McFaul v. Madera Flume and Trading Co.

66 P. 308 | Cal. | 1901

The plaintiff, an employee of the defendant, recovered judgment against it for the sum of three thousand five hundred dollars, as damages for personal injuries suffered by him, in the course of his employment, by reason of a defective machine. This appeal is prosecuted from an order denying defendant's motion for a new trial.

It is first urged that the complaint does not state a cause of action, the specific objection being that it fails to allege *314 that "the plaintiff was injured while in the necessary and proper discharge of his duty." No specific demurrer was directed to this alleged defect in the pleading, and in the absence of a special demurrer it will be held that the complaint is sufficient in this regard.

The following instruction is assailed: "If you find from the evidence that the accident through which plaintiff was injured resulted from an inherent defect in the machinery, as alleged in the complaint, which might have been discovered by the exercise of reasonable diligence on the part of defendant, and that plaintiff did not know, and was not in a position to have found out, such defect, in the usual and ordinary course of his employment, then you should find for the plaintiff and assess the amount of his damages." This instruction is assailed as not comprising all the elements of fact which were necessary to justify a verdict in favor of plaintiff. But, as this court has often held, the instructions must all be read and considered together, and here, in other portions of the charge, we find the jury fully instructed as to other elements of facts necessary to be found by them in favor of plaintiff before a verdict could be given him. By the instruction quoted, the minds of the jurors were directed alone to a single element of fact, — to wit, the defect in the machinery. Other instructions were equally direct and explicit as to other facts involved in the case, and considering all the instructions together, the court is convinced that the jury were not misled by the instruction given.

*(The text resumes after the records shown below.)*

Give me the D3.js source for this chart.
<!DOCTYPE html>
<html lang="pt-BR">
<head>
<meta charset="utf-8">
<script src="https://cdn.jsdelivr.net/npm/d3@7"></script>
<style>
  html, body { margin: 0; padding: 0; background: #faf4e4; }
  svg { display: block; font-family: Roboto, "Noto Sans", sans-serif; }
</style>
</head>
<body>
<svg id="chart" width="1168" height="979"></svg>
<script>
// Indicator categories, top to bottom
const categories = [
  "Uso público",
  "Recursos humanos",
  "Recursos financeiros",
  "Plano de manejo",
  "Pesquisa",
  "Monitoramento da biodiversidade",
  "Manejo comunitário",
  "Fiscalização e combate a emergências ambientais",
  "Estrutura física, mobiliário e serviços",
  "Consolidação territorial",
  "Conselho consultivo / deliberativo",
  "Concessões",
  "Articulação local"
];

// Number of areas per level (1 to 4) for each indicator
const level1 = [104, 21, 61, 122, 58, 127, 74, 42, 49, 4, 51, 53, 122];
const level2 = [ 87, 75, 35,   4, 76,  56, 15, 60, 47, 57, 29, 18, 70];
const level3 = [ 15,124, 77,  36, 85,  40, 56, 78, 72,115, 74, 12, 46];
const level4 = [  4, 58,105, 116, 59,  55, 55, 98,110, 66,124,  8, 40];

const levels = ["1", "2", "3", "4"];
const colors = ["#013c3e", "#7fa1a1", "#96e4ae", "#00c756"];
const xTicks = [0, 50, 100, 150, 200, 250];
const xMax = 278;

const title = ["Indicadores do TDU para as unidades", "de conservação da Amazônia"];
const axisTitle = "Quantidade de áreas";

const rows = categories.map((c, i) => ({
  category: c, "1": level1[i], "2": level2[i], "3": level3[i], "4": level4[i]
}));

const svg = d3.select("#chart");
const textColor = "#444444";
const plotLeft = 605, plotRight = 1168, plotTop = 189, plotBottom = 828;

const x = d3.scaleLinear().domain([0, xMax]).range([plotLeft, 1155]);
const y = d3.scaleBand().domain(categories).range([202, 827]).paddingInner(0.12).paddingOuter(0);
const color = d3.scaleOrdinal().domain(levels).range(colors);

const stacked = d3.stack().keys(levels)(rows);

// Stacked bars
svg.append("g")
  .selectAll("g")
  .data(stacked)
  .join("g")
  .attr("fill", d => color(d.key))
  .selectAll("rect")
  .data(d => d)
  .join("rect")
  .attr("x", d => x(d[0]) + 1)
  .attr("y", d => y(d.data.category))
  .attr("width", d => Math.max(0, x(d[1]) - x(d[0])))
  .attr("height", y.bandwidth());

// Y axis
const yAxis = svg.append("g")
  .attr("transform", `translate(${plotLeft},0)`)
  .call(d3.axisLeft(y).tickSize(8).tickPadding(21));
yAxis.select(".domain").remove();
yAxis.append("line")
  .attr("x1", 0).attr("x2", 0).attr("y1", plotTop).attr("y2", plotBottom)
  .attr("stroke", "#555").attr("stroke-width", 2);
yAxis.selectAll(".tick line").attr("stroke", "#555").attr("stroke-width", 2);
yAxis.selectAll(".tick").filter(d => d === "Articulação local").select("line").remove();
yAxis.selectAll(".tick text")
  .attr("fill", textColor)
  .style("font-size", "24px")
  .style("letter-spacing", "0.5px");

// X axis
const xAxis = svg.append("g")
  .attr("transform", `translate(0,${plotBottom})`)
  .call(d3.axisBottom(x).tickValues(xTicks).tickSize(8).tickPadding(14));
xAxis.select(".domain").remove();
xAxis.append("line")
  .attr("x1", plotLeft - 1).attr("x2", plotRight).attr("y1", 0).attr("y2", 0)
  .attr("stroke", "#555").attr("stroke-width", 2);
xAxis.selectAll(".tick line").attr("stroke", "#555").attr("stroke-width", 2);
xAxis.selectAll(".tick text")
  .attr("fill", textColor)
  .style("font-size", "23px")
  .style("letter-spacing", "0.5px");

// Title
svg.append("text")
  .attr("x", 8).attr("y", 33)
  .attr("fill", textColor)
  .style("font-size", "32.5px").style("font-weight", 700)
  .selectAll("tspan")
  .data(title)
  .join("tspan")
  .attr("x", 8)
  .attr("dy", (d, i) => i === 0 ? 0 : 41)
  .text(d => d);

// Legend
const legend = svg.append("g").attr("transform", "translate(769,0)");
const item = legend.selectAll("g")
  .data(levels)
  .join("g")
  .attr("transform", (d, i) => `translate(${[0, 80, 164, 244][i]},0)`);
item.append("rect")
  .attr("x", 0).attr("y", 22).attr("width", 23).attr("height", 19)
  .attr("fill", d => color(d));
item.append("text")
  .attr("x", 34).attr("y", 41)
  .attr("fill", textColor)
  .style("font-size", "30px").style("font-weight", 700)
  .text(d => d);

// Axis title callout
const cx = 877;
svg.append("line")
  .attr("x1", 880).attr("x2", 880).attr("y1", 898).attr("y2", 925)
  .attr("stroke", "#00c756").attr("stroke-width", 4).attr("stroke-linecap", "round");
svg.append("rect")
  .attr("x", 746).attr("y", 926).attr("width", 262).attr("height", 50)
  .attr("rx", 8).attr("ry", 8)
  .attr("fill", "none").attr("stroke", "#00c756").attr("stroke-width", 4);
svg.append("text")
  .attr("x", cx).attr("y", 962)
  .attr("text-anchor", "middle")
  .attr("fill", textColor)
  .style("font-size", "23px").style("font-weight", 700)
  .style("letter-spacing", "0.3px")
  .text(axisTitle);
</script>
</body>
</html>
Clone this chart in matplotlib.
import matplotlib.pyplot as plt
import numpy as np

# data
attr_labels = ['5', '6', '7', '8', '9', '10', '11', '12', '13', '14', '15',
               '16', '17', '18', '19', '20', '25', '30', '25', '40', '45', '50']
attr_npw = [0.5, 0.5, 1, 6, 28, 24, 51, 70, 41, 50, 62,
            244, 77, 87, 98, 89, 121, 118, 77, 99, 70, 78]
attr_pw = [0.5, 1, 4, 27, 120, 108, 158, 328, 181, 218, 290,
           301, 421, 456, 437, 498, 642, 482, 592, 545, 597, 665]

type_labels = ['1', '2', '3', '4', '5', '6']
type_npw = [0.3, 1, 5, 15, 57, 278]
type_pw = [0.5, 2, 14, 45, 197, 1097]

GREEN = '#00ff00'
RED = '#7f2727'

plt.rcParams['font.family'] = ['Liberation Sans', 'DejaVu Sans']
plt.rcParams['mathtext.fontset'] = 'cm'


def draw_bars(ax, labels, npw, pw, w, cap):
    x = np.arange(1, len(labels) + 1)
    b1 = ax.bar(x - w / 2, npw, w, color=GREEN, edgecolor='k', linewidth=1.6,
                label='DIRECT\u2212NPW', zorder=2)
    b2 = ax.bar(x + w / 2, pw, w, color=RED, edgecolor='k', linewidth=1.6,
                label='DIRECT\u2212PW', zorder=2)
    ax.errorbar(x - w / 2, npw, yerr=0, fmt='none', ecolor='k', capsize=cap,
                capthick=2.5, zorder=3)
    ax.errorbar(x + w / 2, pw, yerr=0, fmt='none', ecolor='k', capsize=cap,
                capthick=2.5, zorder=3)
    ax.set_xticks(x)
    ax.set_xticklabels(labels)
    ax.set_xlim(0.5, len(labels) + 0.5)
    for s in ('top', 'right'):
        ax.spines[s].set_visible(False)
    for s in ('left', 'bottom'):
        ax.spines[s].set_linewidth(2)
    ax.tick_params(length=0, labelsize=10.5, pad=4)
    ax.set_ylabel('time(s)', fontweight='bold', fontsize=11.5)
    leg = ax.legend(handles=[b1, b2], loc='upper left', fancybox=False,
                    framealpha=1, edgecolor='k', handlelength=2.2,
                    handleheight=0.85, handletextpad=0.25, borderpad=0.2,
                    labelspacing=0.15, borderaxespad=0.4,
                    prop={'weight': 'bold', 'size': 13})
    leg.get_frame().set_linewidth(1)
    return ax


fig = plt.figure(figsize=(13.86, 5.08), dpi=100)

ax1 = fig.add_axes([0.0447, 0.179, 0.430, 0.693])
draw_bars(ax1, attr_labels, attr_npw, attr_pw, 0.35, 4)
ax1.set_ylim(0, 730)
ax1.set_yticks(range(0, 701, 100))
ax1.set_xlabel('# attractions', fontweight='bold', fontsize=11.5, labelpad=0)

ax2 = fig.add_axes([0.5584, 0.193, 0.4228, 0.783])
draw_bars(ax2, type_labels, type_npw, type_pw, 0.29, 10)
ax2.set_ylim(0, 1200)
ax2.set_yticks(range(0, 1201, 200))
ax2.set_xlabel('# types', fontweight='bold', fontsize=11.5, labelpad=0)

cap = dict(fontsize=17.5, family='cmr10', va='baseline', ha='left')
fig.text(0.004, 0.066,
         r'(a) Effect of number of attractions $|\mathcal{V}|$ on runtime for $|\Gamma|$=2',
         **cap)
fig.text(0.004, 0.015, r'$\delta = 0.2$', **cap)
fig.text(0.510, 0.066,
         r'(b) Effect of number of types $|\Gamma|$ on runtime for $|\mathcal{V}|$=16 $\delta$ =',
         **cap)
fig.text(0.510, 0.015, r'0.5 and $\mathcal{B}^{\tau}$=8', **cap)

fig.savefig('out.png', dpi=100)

Another error complained of is, that the court permitted the witness Palmer to testify as to the relative strength of wrought and cast iron as the material for the part of the machine in question. In this there was no error. The evidence was pertinent and material, and the witness was qualified as an expert to give his opinion with reference to it. (Code Civ. Proc., sec. 1870, subd. 9.) Upon a careful consideration of the record we are not prepared to say that the verdict of the jury was excessive, or that the evidence was insufficient to support the verdict.

For the foregoing reasons the order is affirmed.